Even as the country sits on the biggest proven oil reserves in the world, its auto market has been rocked by a snowballing of government restrictions and their unintended consequences.
Trying to stem capital flight, Chavez's government has for the past decade maintained currency exchange controls, which have made buying dollars difficult for Venezuelans and produced a black market where much higher rates are paid for greenbacks. At the same time, the government has cut back on U.S. currency being sold through an official exchange agency to businesses, creating a shortage of dollars available for imports.
As a result, fewer autos are rolling off ships at the country's ports. And production overall at auto assembly plants in Venezuela has dropped, worsening the shortages and pushing used car prices even higher.
The currency shortages have also fueled inflation topping an annual rate of 20 percent, but dealers have been reluctant to raise their prices too much for fear of being accused by government officials of price speculation, which might jeopardize their access to cheap dollars through the official exchange. The inflation has further spiked demand, as many Venezuelans buy cars, as well as apartments and appliances, as an investment to prevent their savings from being eroded by inflation.
Russell Dallen, a securities trader at Caracas Capital Markets, predicted an official devaluation that took effect on Wednesday would spur even greater demand for cars as people try harder to shield their earnings from inflation.
"Clearly, the prices will go up and the waiting lists for new cars will continue to get longer," Dallen said.
Pro-Chavez lawmakers in the National Assembly have introduced a bill aimed at controlling both new and used auto prices while accusing many car dealerships of price speculation.
"There are numerous mafias that must be eradicated," said Congressman Elvis Amoroso, who introduced the bill. "There are irregularities among the plants and the dealerships, and in the end it's the consumer who must pay exorbitant prices who is the loser."
Steve H. Hanke, a professor of applied economics at Johns Hopkins University in Baltimore, warned that trying to control prices is likely to worsen the shortages.
"They can establish price controls, but if they are below the free-market price, there will be more shortages," Hanke said.
"There will always be a black market," he added. "They will not be able to control it. They would have to hire a lot of price control police."
Villamivar had his heart set on an SUV, such as a Jeep Cherokee or a Ford Explorer, and spent hours visiting showrooms, travelling by bus and hitching rides with friends to check dealerships in other cities.
Everywhere he went, sales managers told him they didn't have any vehicles in stock, although some said they would put his name at the top of their waiting lists if he paid them. He rejected those offers.

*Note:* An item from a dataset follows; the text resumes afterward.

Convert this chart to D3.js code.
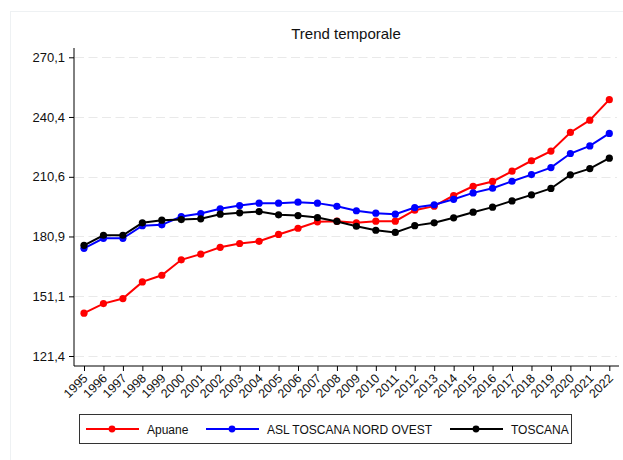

"This is like dealing with the mafia," Villamivar complained as he left a Volkswagen dealership with no cars and not even a space on a waiting list. A dozen cars that remained on the showroom floor had already been sold.
"I'm wasting a lot of time and spending a lot of money by continuing to look," he said, straightening his tie as he prepared to trudge off to a subway station. "As time passes, prices are increasing."